Navigating Social Challenges

Navigating Social Challenges

Kids are aware of the importance of being able to successfully navigate through their social worlds. They instinctively know that they are destined to find their own way some day – and correctly fear being ostracized or isolated. They need to belong; they need to know how to belong. The purpose of these conversations is to help them anticipate and practice basic social situations in advance, increasing the likelihood that they will thrive.

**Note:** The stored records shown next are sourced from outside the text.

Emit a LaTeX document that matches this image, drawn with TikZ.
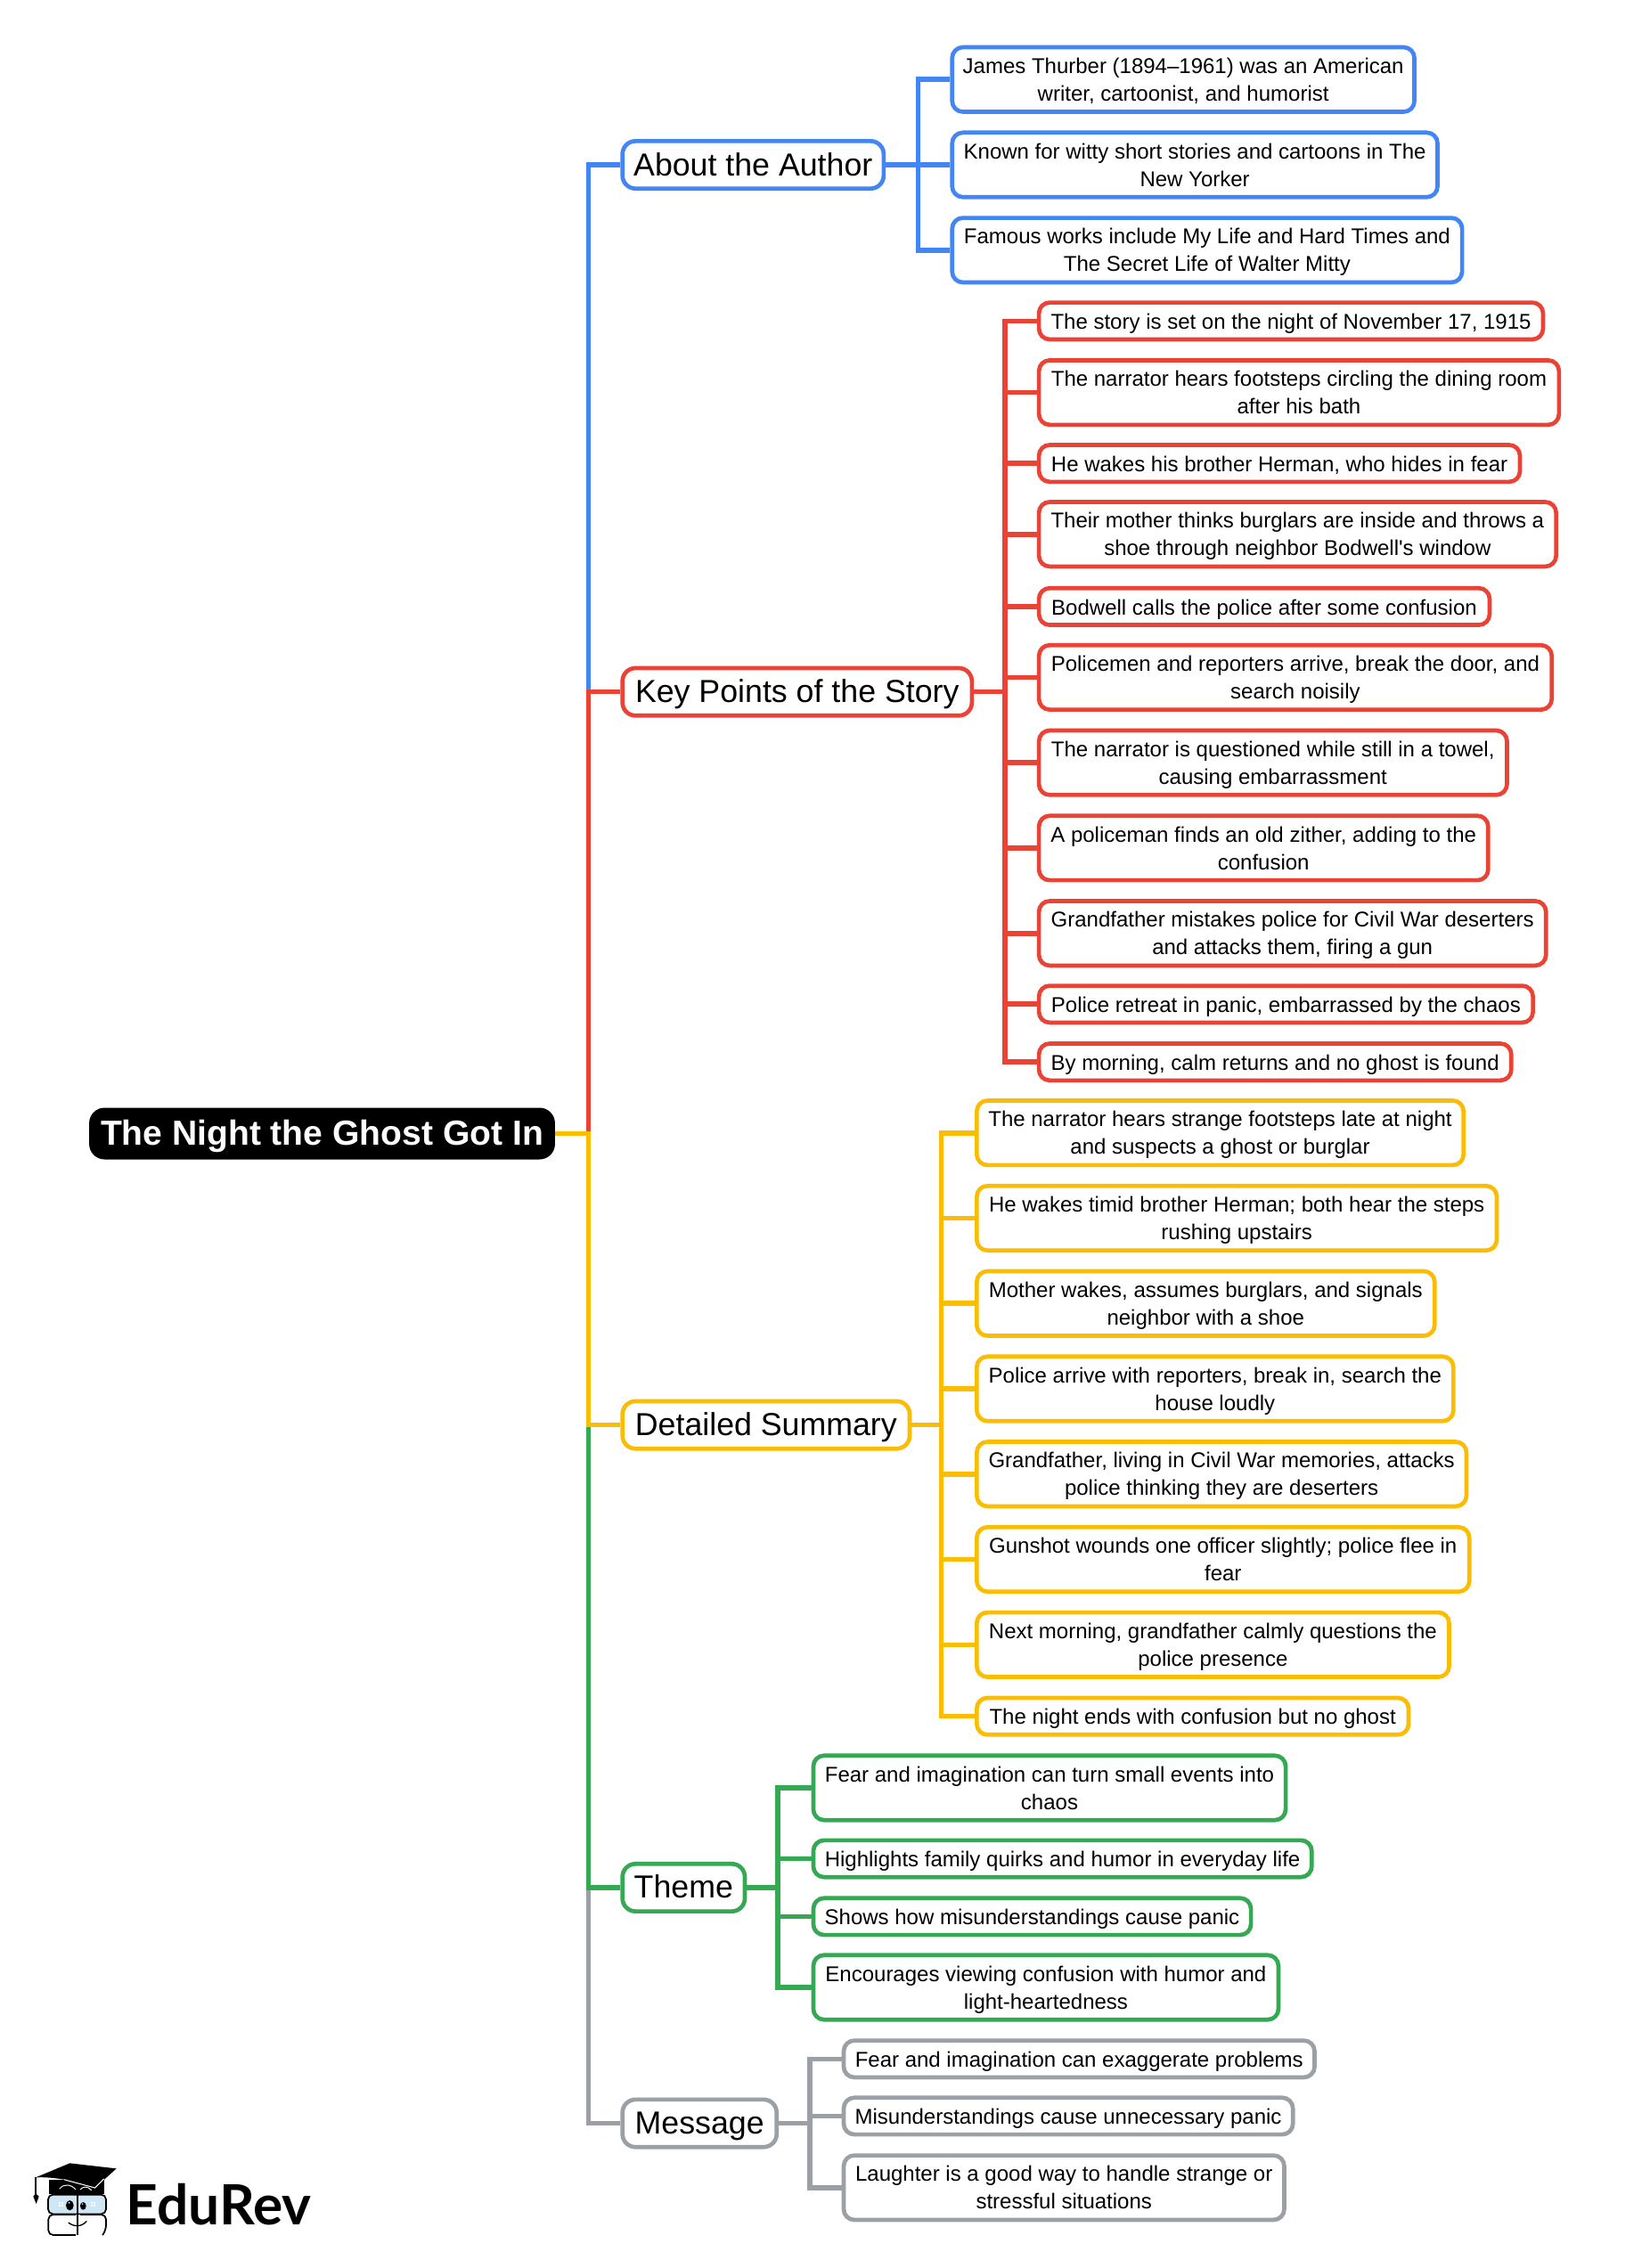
\documentclass[tikz,border=0pt]{standalone}
\usepackage{fontspec}
\setmainfont{Liberation Sans}
\newfontfamily\logofont{Lato}
\definecolor{cblue}{HTML}{4285F4}
\definecolor{cred}{HTML}{EA4335}
\definecolor{cyel}{HTML}{FBBC04}
\definecolor{cgrn}{HTML}{34A853}
\definecolor{cgry}{HTML}{9AA0A6}
\definecolor{cglass}{HTML}{CFE6F5}
\newcommand\ta{\rule{0pt}{20pt}}
\tikzset{
  wide/.style={minimum width={(#1+1.5)*1.2173pt-3.5pt}},
  struts/.style 2 args={execute at begin node=\rule[-#1]{0pt}{#2},execute at end node=\rule[-#1]{0pt}{#2}},
  anybox/.style={draw=#1,line width=3.5pt,fill=white,align=center,inner sep=0pt,anchor=west,text=black,xshift=-1.2pt},
  leafone/.style={anybox=#1,rounded corners=9pt,minimum height=31pt,font=\fontsize{18}{23.3}\selectfont,struts={7pt}{27.7pt}},
  leaftwo/.style={anybox=#1,rounded corners=9pt,minimum height=54.3pt,font=\fontsize{18}{23.3}\selectfont,execute at end node=\rule[-7pt]{0pt}{20pt}},
  branchbox/.style={anybox=#1,rounded corners=11pt,minimum height=40pt,font=\fontsize{26.8}{30}\selectfont,struts={9pt}{36pt}},
  rootbox/.style={fill=black,text=white,rounded corners=13pt,anchor=west,inner sep=0pt,minimum height=43.5pt,align=center,struts={9.6pt}{38pt},font=\fontsize{29.3}{32}\selectfont\bfseries},
  conn/.style={draw=#1,line width=4.2pt,line join=miter},
}
\begin{document}
\begin{tikzpicture}[x=1.2173pt,y=-1.2173pt]
\useasboundingbox (0,0) rectangle (1141,1568.6);
\fill[white] (0,0) rectangle (1141,1568.6);
% trunk and bracket points
\coordinate (trK) at (407,478.5);
\coordinate (trR) at (407,783.5);
\coordinate (trD) at (407,985.5);
\coordinate (trT) at (407,1305.5);
\coordinate (bA) at (635,114);
\coordinate (bK) at (695,478.5);
\coordinate (bD) at (651,985.5);
\coordinate (bT) at (538,1305.5);
\coordinate (bM) at (560,1468.5);
% root and branches
\node[rootbox,wide=323.5] (root) at (61.5,784) {The Night the Ghost Got In};
\node[branchbox=cblue,wide=182] (about) at (430,114) {About the Author};
\node[branchbox=cred,wide=243] (key) at (430,478.5) {Key Points of the Story};
\node[branchbox=cyel,wide=200] (det) at (430,985.5) {Detailed Summary};
\node[branchbox=cgrn,wide=86] (theme) at (430,1305.5) {Theme};
\node[branchbox=cgry,wide=108] (msg) at (430,1468.5) {Message};
% about
\node[leaftwo=cblue,wide=321] (a1) at (658,55) {\ta James Thurber (1894–1961) was an American\\writer, cartoonist, and humorist};
\node[leaftwo=cblue,wide=337] (a2) at (658,114) {\ta Known for witty short stories and cartoons in The\\New Yorker};
\node[leaftwo=cblue,wide=354] (a3) at (658,173) {\ta Famous works include My Life and Hard Times and\\The Secret Life of Walter Mitty};
% key points
\node[leafone=cred,wide=350] (r1) at (718,222) {The story is set on the night of November 17, 1915};
\node[leaftwo=cred,wide=361] (r2) at (718,271.5) {\ta The narrator hears footsteps circling the dining room\\after his bath};
\node[leafone=cred,wide=334] (r3) at (718,320.5) {He wakes his brother Herman, who hides in fear};
\node[leaftwo=cred,wide=359] (r4) at (718,369.5) {\ta Their mother thinks burglars are inside and throws a\\shoe through neighbor Bodwell\textquotesingle s window};
\node[leafone=cred,wide=313] (r5) at (718,419.5) {Bodwell calls the police after some confusion};
\node[leaftwo=cred,wide=356] (r6) at (718,468.5) {\ta Policemen and reporters arrive, break the door, and\\search noisily};
\node[leaftwo=cred,wide=325] (r7) at (718,527.5) {\ta The narrator is questioned while still in a towel,\\causing embarrassment};
\node[leaftwo=cred,wide=312] (r8) at (718,586.5) {\ta A policeman finds an old zither, adding to the\\confusion};
\node[leaftwo=cred,wide=352] (r9) at (718,645.5) {\ta Grandfather mistakes police for Civil War deserters\\and attacks them, firing a gun};
\node[leafone=cred,wide=343] (r10) at (718,694.5) {Police retreat in panic, embarrassed by the chaos};
\node[leafone=cred,wide=328] (r11) at (718,734.5) {By morning, calm returns and no ghost is found};
% summary
\node[leaftwo=cyel,wide=338] (y1) at (675,783.5) {\ta The narrator hears strange footsteps late at night\\and suspects a ghost or burglar};
\node[leaftwo=cyel,wide=361] (y2) at (675,842.5) {\ta He wakes timid brother Herman; both hear the steps\\rushing upstairs};
\node[leaftwo=cyel,wide=318] (y3) at (675,901.5) {\ta Mother wakes, assumes burglars, and signals\\neighbor with a shoe};
\node[leaftwo=cyel,wide=331] (y4) at (675,960.5) {\ta Police arrive with reporters, break in, search the\\house loudly};
\node[leaftwo=cyel,wide=340] (y5) at (675,1019.5) {\ta Grandfather, living in Civil War memories, attacks\\police thinking they are deserters};
\node[leaftwo=cyel,wide=342] (y6) at (675,1078.5) {\ta Gunshot wounds one officer slightly; police flee in\\fear};
\node[leaftwo=cyel,wide=328] (y7) at (675,1137.5) {\ta Next morning, grandfather calmly questions the\\police presence};
\node[leafone=cyel,wide=300] (y8) at (675,1187) {The night ends with confusion but no ghost};
% theme
\node[leaftwo=cgrn,wide=328] (g1) at (562,1236.5) {\ta Fear and imagination can turn small events into\\chaos};
\node[leafone=cgrn,wide=346] (g2) at (562,1285.5) {Highlights family quirks and humor in everyday life};
\node[leafone=cgrn,wide=304] (g3) at (562,1325.5) {Shows how misunderstandings cause panic};
\node[leaftwo=cgrn,wide=323] (g4) at (562,1374.5) {\ta Encourages viewing confusion with humor and\\light-heartedness};
% message
\node[leafone=cgry,wide=327] (m1) at (583,1424) {Fear and imagination can exaggerate problems};
\node[leafone=cgry,wide=312] (m2) at (583,1463.5) {Misunderstandings cause unnecessary panic};
\node[leaftwo=cgry,wide=306] (m3) at (583,1513) {\ta Laughter is a good way to handle strange or\\stressful situations};
% trunk connectors
\draw[conn=cgry] (msg.west) -| (trT);
\draw[conn=cgrn] (theme.west) -| (trD);
\draw[conn=cblue] (about.west) -| (trK);
\draw[conn=cred] (key.west) -| (trR);
\draw[conn=cyel] (root.east) -| (trD) -- (det.west);
% bracket connectors
\draw[conn=cblue] (about.east) -- (a2.west);
\draw[conn=cblue] (a1.west) -| (bA);
\draw[conn=cblue] (a3.west) -| (bA);
\draw[conn=cred] (key.east) -- (bK);
\foreach \n in {r1,r2,r3,r4,r5,r6,r7,r8,r9,r10,r11} \draw[conn=cred] (\n.west) -| (bK);
\draw[conn=cyel] (det.east) -- (bD);
\foreach \n in {y1,y2,y3,y4,y5,y6,y7,y8} \draw[conn=cyel] (\n.west) -| (bD);
\draw[conn=cgrn] (theme.east) -- (bT);
\foreach \n in {g1,g2,g3,g4} \draw[conn=cgrn] (\n.west) -| (bT);
\draw[conn=cgry] (msg.east) -- (bM);
\foreach \n in {m1,m2,m3} \draw[conn=cgry] (\n.west) -| (bM);
% logo (coordinates in thirds of a reference pixel)
\begin{scope}[shift={(0,1417.04)},x=0.25pt,y=-0.25pt]
  \fill[black] (165,440) -- (352,440) -- (352,490) -- (165,490) -- cycle;
  \fill[black] (120,433) -- (235,385) -- (392,403) -- (320,468) -- (215,440) .. controls (170,432) and (140,432) .. cycle;
  \draw[white,line width=0.8pt] (215,440) -- (320,468) -- (350,438);
  \draw[white,line width=0.7pt] (200,472) .. controls (215,452) and (240,456) .. (255,474);
  \draw[white,line width=0.7pt] (270,474) .. controls (280,462) and (295,462) .. (308,476);
  \draw[black,line width=1pt] (120,433) -- (120,492);
  \fill[black] (112,497) -- (121,487) -- (131,497) -- (122,522) -- cycle;
  \draw[black,line width=1.3pt,fill=cglass,rounded corners=4pt] (162,491) rectangle (357,556);
  \draw[black,line width=1.3pt,rounded corners=4pt] (255,627) -- (163,627) -- (163,558) -- (255,558);
  \draw[black,line width=1.3pt,rounded corners=4pt] (345,627) -- (357,610) -- (357,558) -- (270,558);
  \draw[black,line width=1.6pt] (262,490) -- (262,628);
  \fill[black] (235,527) ellipse (13 and 17);
  \fill[black] (280,529) ellipse (10 and 13);
  \fill[white] (233,518) circle (3);
  \fill[white] (278,522) circle (2.5);
  \fill[white] (199,516) rectangle (205,522); \fill[white] (207,516) rectangle (213,522);
  \fill[white] (199,524) rectangle (205,530); \fill[white] (207,524) rectangle (213,530);
  \fill[white] (306,516) rectangle (312,522); \fill[white] (314,516) rectangle (320,522);
  \fill[white] (306,524) rectangle (312,530); \fill[white] (314,524) rectangle (320,530);
  \draw[black,line width=1pt] (230,585) .. controls (250,600) and (275,600) .. (292,580);
  \node[anchor=base west,inner sep=0pt,font=\logofont\fontsize{46.7}{50}\selectfont\bfseries,text=black] (logo) at (424,592) {EduRev};
\end{scope}
\end{tikzpicture}
\end{document}
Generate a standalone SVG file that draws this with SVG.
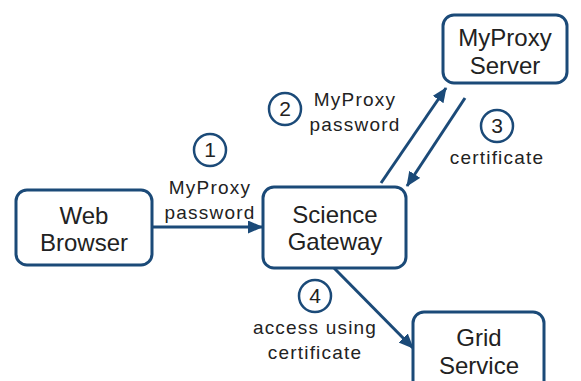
<svg xmlns="http://www.w3.org/2000/svg" width="581" height="381" viewBox="0 0 581 381">
<style>
.box{fill:#fff;stroke:#1b4a78;stroke-width:3}
.nt{font-family:"Liberation Sans",Arial,sans-serif;font-size:24px;fill:#222;text-anchor:middle}
.lb{font-family:"Liberation Sans",Arial,sans-serif;font-size:19px;fill:#222;text-anchor:middle;letter-spacing:1.2px}
.num{font-family:"Liberation Sans",Arial,sans-serif;font-size:21px;fill:#222;text-anchor:middle}
.cir{fill:#fff;stroke:#1b4a78;stroke-width:2.5}
.ln{stroke:#1b4a78;stroke-width:3;fill:none;marker-end:url(#ah)}
</style>
<defs>
<marker id="ah" markerUnits="userSpaceOnUse" markerWidth="16" markerHeight="14" refX="14" refY="6.5" orient="auto">
<path d="M0,0 L15,6.5 L0,13 z" fill="#1b4a78"/>
</marker>
</defs>
<g id="connectors">
<line class="ln" x1="152" y1="227" x2="262" y2="227"/>
<line class="ln" x1="381" y1="183" x2="446" y2="88"/>
<line class="ln" x1="465" y1="98" x2="407" y2="186"/>
<line class="ln" x1="334" y1="268" x2="413" y2="348"/>
</g>
<g id="web-browser">
<rect class="box" x="16" y="190" width="136" height="75" rx="11"/>
<text class="nt" x="84" y="224">Web</text>
<text class="nt" x="84" y="251">Browser</text>
</g>
<g id="science-gateway">
<rect class="box" x="263" y="187" width="143" height="81" rx="11"/>
<text class="nt" x="335" y="223">Science</text>
<text class="nt" x="335" y="250">Gateway</text>
</g>
<g id="myproxy-server">
<rect class="box" x="443" y="15" width="124" height="68" rx="11"/>
<text class="nt" x="505" y="46">MyProxy</text>
<text class="nt" x="505" y="74">Server</text>
</g>
<g id="grid-service">
<rect class="box" x="413" y="312" width="131" height="80" rx="11"/>
<text class="nt" x="479" y="346">Grid</text>
<text class="nt" x="479" y="374">Service</text>
</g>
<g id="step1">
<circle class="cir" cx="210" cy="150" r="16"/>
<text class="num" x="210" y="157">1</text>
<text class="lb" x="210" y="194">MyProxy</text>
<text class="lb" x="210" y="219">password</text>
</g>
<g id="step2">
<circle class="cir" cx="285" cy="109" r="16"/>
<text class="num" x="285" y="116">2</text>
<text class="lb" x="355" y="106">MyProxy</text>
<text class="lb" x="355" y="131">password</text>
</g>
<g id="step3">
<circle class="cir" cx="497" cy="126" r="16"/>
<text class="num" x="497" y="133">3</text>
<text class="lb" x="497" y="164">certificate</text>
</g>
<g id="step4">
<circle class="cir" cx="315" cy="296" r="16"/>
<text class="num" x="315" y="303">4</text>
<text class="lb" x="315" y="334">access using</text>
<text class="lb" x="315" y="359">certificate</text>
</g>
</svg>
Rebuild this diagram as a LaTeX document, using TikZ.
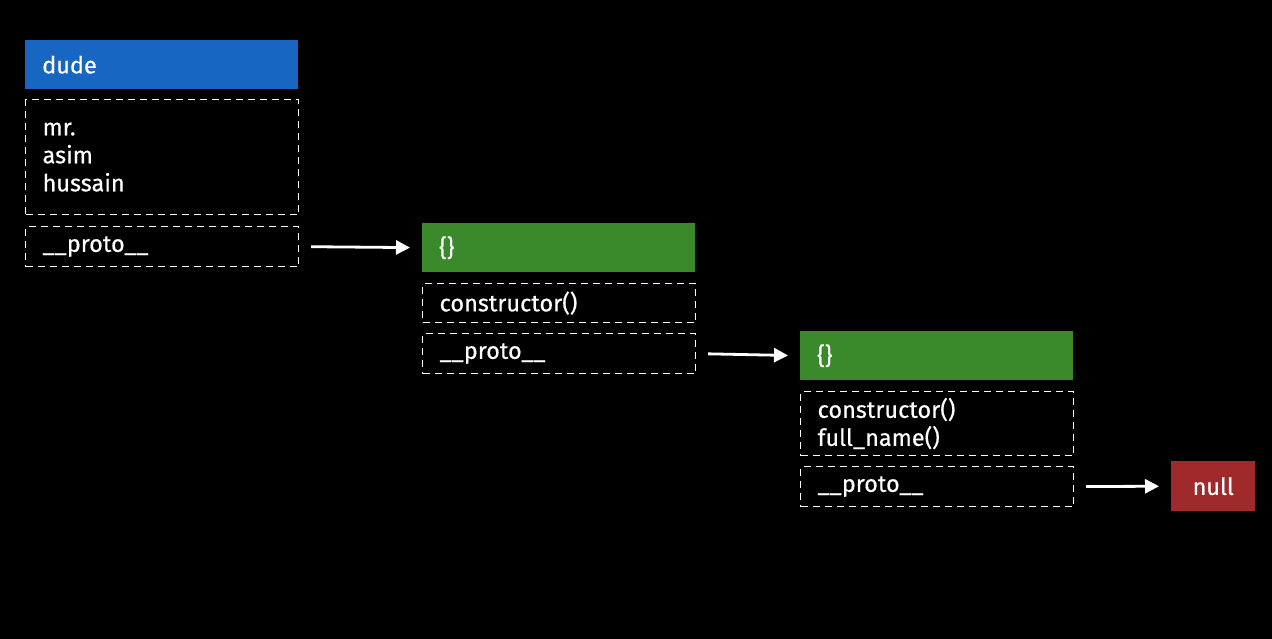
\documentclass[tikz,border=0pt]{standalone}
\usepackage{fontspec}
\setmainfont{Fira Sans}[FakeBold=0.5]
\usetikzlibrary{arrows.meta}
\definecolor{hdrblue}{HTML}{1766C2}
\definecolor{hdrgreen}{HTML}{3A8A2B}
\definecolor{nullred}{HTML}{A02A2B}
\begin{document}
\begin{tikzpicture}[x=1pt,y=-1pt,
  every node/.style={font=\fontsize{23.5}{28}\selectfont, text=white},
  hdr/.style={anchor=north west, minimum width=273pt, minimum height=49pt, inner xsep=17pt, inner ysep=0pt, text width=239pt, align=left},
  slot/.style={anchor=north west, draw=white, line width=1.2pt, dash pattern=on 7pt off 5pt, minimum width=273pt, inner xsep=17pt, inner ysep=0pt, text width=239pt, align=left},
  link/.style={draw=white, line width=2.8pt, -{Triangle[length=14pt,width=14pt]}, shorten <=12pt, shorten >=12pt}
]
\fill[black] (0,0) rectangle (1272,639);
\useasboundingbox (0,0) rectangle (1272,639);

% dude object
\node[hdr, fill=hdrblue] (dude) at (25,40) {dude};
\node[slot, minimum height=115pt] (dudebody) at (25,99) {mr.\\asim\\hussain};
\node[slot, minimum height=40pt] (p1) at (25,226) {\_\_proto\_\_};

% first prototype
\node[hdr, fill=hdrgreen] (g1) at (422,223) {\{\}};
\node[slot, minimum height=39pt] (g1body) at (422,283) {constructor()};
\node[slot, minimum height=40pt] (p2) at (422,333) {\_\_proto\_\_};

% second prototype
\node[hdr, fill=hdrgreen] (g2) at (800,331) {\{\}};
\node[slot, minimum height=64pt] (g2body) at (800,391) {constructor()\\full\_name()};
\node[slot, minimum height=40pt] (p3) at (800,466) {\_\_proto\_\_};

% null
\node[anchor=north west, fill=nullred, minimum width=84pt, minimum height=50pt, inner sep=0pt] (null) at (1171,461) {null};

\draw[link] (p1.east) -- (g1.west);
\draw[link] (p2.east) -- (g2.west);
\draw[link] (p3.east) -- (null.west);
\end{tikzpicture}
\end{document}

  • In anticipation of an upcoming event, ‘Let’s walk through what will happen at this (wedding/ graduation/ funeral/ etc.). That way it will be easier for us to relax and participate.’
  • First, have a quick discussion about what everyone will be wearing – as a way to show respect.
  • Then imagine each step from the time you enter the event. ‘When we first get there, we might have to introduce ourselves before going over to ….’ Practice the greeting  – you as greeter. ‘Does that sound okay?’ ‘Your turn.’
  • Continue to think about whom you will meet inside, group activities, etc., always helping your child see their way through.
  • ‘What if …” imagine a series of possibilities with your child. What if some cousins want you to run through the halls? What if someone spills their punch? What if you can’t find me? In each scenario, model some basic responses and ask if they have other ideas.
  • Get in the preparation habit. If you know your child is having trouble with some classmates, do a walk through. Do a role play.
  • If your child tends to shy away from joining in, help them imagine possibilities and consequences. ‘What if you just walked up and said you would like to join them, what might they say?’ Act it out. You act out their role and they act out the classmates role – then flip roles. Make sure they can find a way to feeling safe.
  • Occasionally go through the same process related to one of your upcoming challenges. Show your interest in making the situation as successful as it can be for both you and your friend. Practice a response and ask your child what they think?
  • The bottom line is modeling some natural anxiety, care, respect and increased comfort when you have thought it through or acted it out.